The Court concluded that the national authorities had not adequately protected Mr Bărbulescu’s right to respect for his private life and correspondence and that they had failed to strike a fair balance between the interests at stake. There had therefore been a violation of Article 8.

Commentary by Andreea Suciu (Noerr, Romania)

In its judgment, the Court clearly specified the criteria to be applied by the national authorities when assessing whether the measures to monitor employees’ communications are proportionate to the objectives pursued and whether the employees are protected against arbitrary action.

This provides much appreciated clarification of the law in Romania, given that the law had been rather opaque on the limits of monitoring. It is also the first time that the Court has examined monitoring by a private employer, which has generated a lot of discussion amongst professionals, as well as the media.

It should be noted that national law had only provided general rules on the protection of private life and the inviolability of correspondence – with no limits or rules of interpretation.

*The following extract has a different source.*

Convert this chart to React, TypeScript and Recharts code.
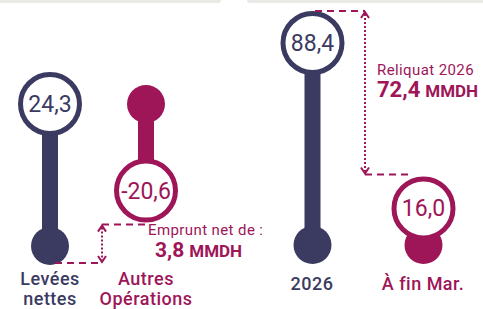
import React from 'react';
import { BarChart, Bar, XAxis, YAxis, ReferenceLine } from 'recharts';

const NAVY = '#3b3a61';
const PLUM = '#9e1558';
const FONT = 'Roboto, "Noto Sans", sans-serif';

// panneau gauche : levées nettes puis autres opérations (cascade)
const leftCategories = ['Levées nettes', 'Autres Opérations'];
const leftDeltas = [24.3, -20.6];
const leftLabels = ['24,3', '-20,6'];
const leftColors = [NAVY, PLUM];

// panneau droit : besoin 2026 et réalisé à fin mars
const rightCategories = ['2026', 'À fin Mar.'];
const rightValues = [88.4, 16.0];
const rightLabels = ['88,4', '16,0'];
const rightColors = [NAVY, PLUM];

const empruntNet = '3,8';
const reliquat = '72,4';

const STEM = 16;
const DOT_R = 19;
const RING_R = 29.5;
const RING_W = 5;

const leftData = leftCategories.map((name, i) => {
  const start = leftDeltas.slice(0, i).reduce((s, v) => s + v, 0);
  return { name, range: [start, start + leftDeltas[i]], label: leftLabels[i], color: leftColors[i] };
});

const rightData = rightCategories.map((name, i) => ({
  name,
  range: [0, rightValues[i]],
  label: rightLabels[i],
  color: rightColors[i],
}));

const Lollipop = (props: any) => {
  const { x, y, width, height, payload } = props;
  if (x == null || y == null) return null;
  const cx = x + width / 2;
  const top = Math.min(y, y + height);
  const bottom = Math.max(y, y + height);
  const up = payload.range[1] >= payload.range[0];
  const startY = up ? bottom : top;
  const endY = up ? top : bottom;
  const c = payload.color;
  return (
    <g>
      <rect x={cx - STEM / 2} y={top} width={STEM} height={bottom - top} fill={c} />
      <circle cx={cx} cy={startY} r={DOT_R} fill={c} />
      <circle cx={cx} cy={endY} r={RING_R} fill="#fff" stroke={c} strokeWidth={RING_W} />
      <text x={cx} y={endY + 8} textAnchor="middle" fontSize={23} fontWeight={400} fill={c} fontFamily={FONT}>
        {payload.label}
      </text>
    </g>
  );
};

const makeTick = (colors: string[], wrap: boolean, offset: number) => (props: any) => {
  const { x, y, payload, index } = props;
  const lines = wrap ? String(payload.value).split(' ') : [payload.value];
  return (
    <g>
      {lines.map((l: string, i: number) => (
        <text
          key={i}
          x={x}
          y={y + offset + i * 20}
          textAnchor="middle"
          fontSize={18}
          fontWeight={500}
          letterSpacing={0.5}
          fill={colors[index]}
          fontFamily={FONT}
        >
          {l}
        </text>
      ))}
    </g>
  );
};

const VArrow = ({ x, y1, y2 }: { x: number; y1: number; y2: number }) => (
  <g stroke={PLUM} strokeWidth={2} fill="none">
    <line x1={x} y1={y1 + 3} x2={x} y2={y2 - 3} strokeDasharray="2 2" />
    <polyline points={`${x - 4},${y1 + 7} ${x},${y1 + 1} ${x + 4},${y1 + 7}`} />
    <polyline points={`${x - 4},${y2 - 7} ${x},${y2 - 1} ${x + 4},${y2 - 7}`} />
  </g>
);

const EmpruntNote = (p: any) => {
  const { x1, y1, x2, y2 } = p;
  const xm = (x1 + x2) / 2 + 4;
  const yLow = y1 + DOT_R - 2;
  const yHigh = y2 + RING_R + RING_W / 2 + 2;
  return (
    <g fontFamily={FONT}>
      <line x1={x1 + 5} y1={yLow} x2={xm} y2={yLow} stroke={PLUM} strokeWidth={2} strokeDasharray="7 5" />
      <line x1={xm} y1={yHigh} x2={x2 - 1} y2={yHigh} stroke={PLUM} strokeWidth={2} strokeDasharray="7 5" />
      <VArrow x={xm} y1={yHigh} y2={yLow} />
      <text x={x2 + 2} y={yHigh + 10} fontSize={15} fill={PLUM} letterSpacing={0.4}>
        Emprunt net de :
      </text>
      <text x={x2 + 9} y={yHigh + 32} fill={PLUM} fontWeight={700}>
        <tspan fontSize={21}>{empruntNet}</tspan>
        <tspan fontSize={17} dx={5}>MMDH</tspan>
      </text>
    </g>
  );
};

const ReliquatNote = (p: any) => {
  const { x1, y1, x2, y2 } = p;
  const xm = (x1 + x2) / 2 - 2.5;
  const yA = y1 - RING_R - RING_W / 2;
  const yB = y2 - RING_R - RING_W / 2 - 2;
  return (
    <g fontFamily={FONT}>
      <line x1={x1 + 3} y1={yA} x2={xm} y2={yA} stroke={PLUM} strokeWidth={2} strokeDasharray="7 5" />
      <line x1={xm} y1={yB} x2={x2 - 10} y2={yB} stroke={PLUM} strokeWidth={2} strokeDasharray="7 5" />
      <VArrow x={xm} y1={yA} y2={yB} />
      <text x={xm + 12} y={yA + 64} fontSize={15} fill={PLUM} letterSpacing={0.4}>
        Reliquat 2026
      </text>
      <text x={xm + 12} y={yA + 86} fill={PLUM} fontWeight={700}>
        <tspan fontSize={22}>{reliquat}</tspan>
        <tspan fontSize={17} dx={5}>MMDH</tspan>
      </text>
    </g>
  );
};

export default function App() {
  const leftEnd = leftData[1].range[1];
  return (
    <div style={{ position: 'fixed', left: 0, top: 0, width: 483, height: 309, background: '#fff', overflow: 'hidden' }}>
      <div style={{ position: 'absolute', left: 0, top: 0, width: 221, height: 3, background: '#ebe9e6', borderBottomRightRadius: 6 }} />
      <div style={{ position: 'absolute', left: 247, top: 0, width: 236, height: 3, background: '#ebe9e6', borderBottomLeftRadius: 6 }} />

      <div style={{ position: 'absolute', left: 0, top: 0 }}>
        <BarChart width={483} height={309} data={leftData} margin={{ top: 104, right: 289, bottom: 23, left: 2 }}>
          <XAxis
            dataKey="name"
            axisLine={false}
            tickLine={false}
            tickSize={0}
            tickMargin={0}
            height={40}
            interval={0}
            tick={makeTick(leftColors, true, 39)}
          />
          <YAxis hide type="number" scale="sqrt" domain={[0, 24.3]} />
          <Bar dataKey="range" barSize={STEM} shape={<Lollipop />} isAnimationActive={false} />
          <ReferenceLine
            segment={[
              { x: leftCategories[0], y: 0 },
              { x: leftCategories[1], y: leftEnd },
            ]}
            shape={EmpruntNote}
          />
        </BarChart>
      </div>

      <div style={{ position: 'absolute', left: 0, top: 0 }}>
        <BarChart width={483} height={309} data={rightData} margin={{ top: 43, right: 4.5, bottom: 24, left: 256.5 }}>
          <XAxis
            dataKey="name"
            axisLine={false}
            tickLine={false}
            tickSize={0}
            tickMargin={0}
            height={40}
            interval={0}
            tick={makeTick(rightColors, false, 45)}
          />
          <YAxis hide type="number" domain={[0, 88.4]} />
          <Bar dataKey="range" barSize={STEM} shape={<Lollipop />} isAnimationActive={false} />
          <ReferenceLine
            segment={[
              { x: rightCategories[0], y: rightValues[0] },
              { x: rightCategories[1], y: rightValues[1] },
            ]}
            shape={ReliquatNote}
          />
        </BarChart>
      </div>
    </div>
  );
}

The Romanian Constitution provides a right to respect for private and family life (Article 26) and guarantees the inviolability of private correspondence (Article 28). The Penal Code provides penalties for infringement, even if this was by mistake – imprisonment of between six months and three years or a fine. The Labour Code only provides that the employer has the right to supervise the way in which employees fulfill their work tasks (Article 40(1) d), but does guarantee the protection of employees’ personal data (Article 40(2)i). Because of this lack of clarity in the law, it was difficult for the Romanian Courts to establish whether the infringement was lawful or not.

Based on the Court’s findings, it is clear that employers should explain their policy to employees’ and obtain consent in advance regarding the way in which monitoring is done and what is included in it.

It is also interesting to note that the employee was not dismissed for failing to do his job, but just for using company resources for personal use. Generally, national law protects employees, especially in relation to dismissal. The ECtHR judgment could be interpreted as allowing employers that have a policy on the personal use of business resources with the with the sole purpose of dismissing unwanted employees – to do so – regardless of whether they otherwise do their job.

Nevertheless, the judgment provides new principles and limitations that employers will have to observe in order to ensure respect for private and family life, including the right to respect of the confidentiality of correspondence. These are as follows:

  • they must make sure employees have been notified that the employer might monitor correspondence and other communications;

  • they must explain the extent of any monitoring and the degree of intrusion this may cause;

  • they must provide legitimate reasons to justify monitoring communications, particularly where this involves accessing the content;

  • they must check whether it is possible to use less intrusive measures than directly accessing the content of employees’ communications;

  • they must consider the possible consequences of monitoring an employee;

  • they must ensure the employee has been provided with adequate safeguards, especially when the employer’s monitoring operations are of an intrusive nature.

  • However, note that it is not entirely clear whether a motivated justification for monitoring will be enough to ensure that employers avoid criminal liability for monitoring the personal correspondence of employees.

    While the ECtHR found a violation of Article 8 of the Convention by the country of Romania, unfortunately Mr. Bărbulescu will not have any further solutions, according to the civil procedure provisions, to resume any legal proceedings against the employer. That being said, employers should not deem this case as approval for any violation of Article 8, as the ECtHR’s judgment has been clear and it is to be expected that national courts will judge accordingly in the future.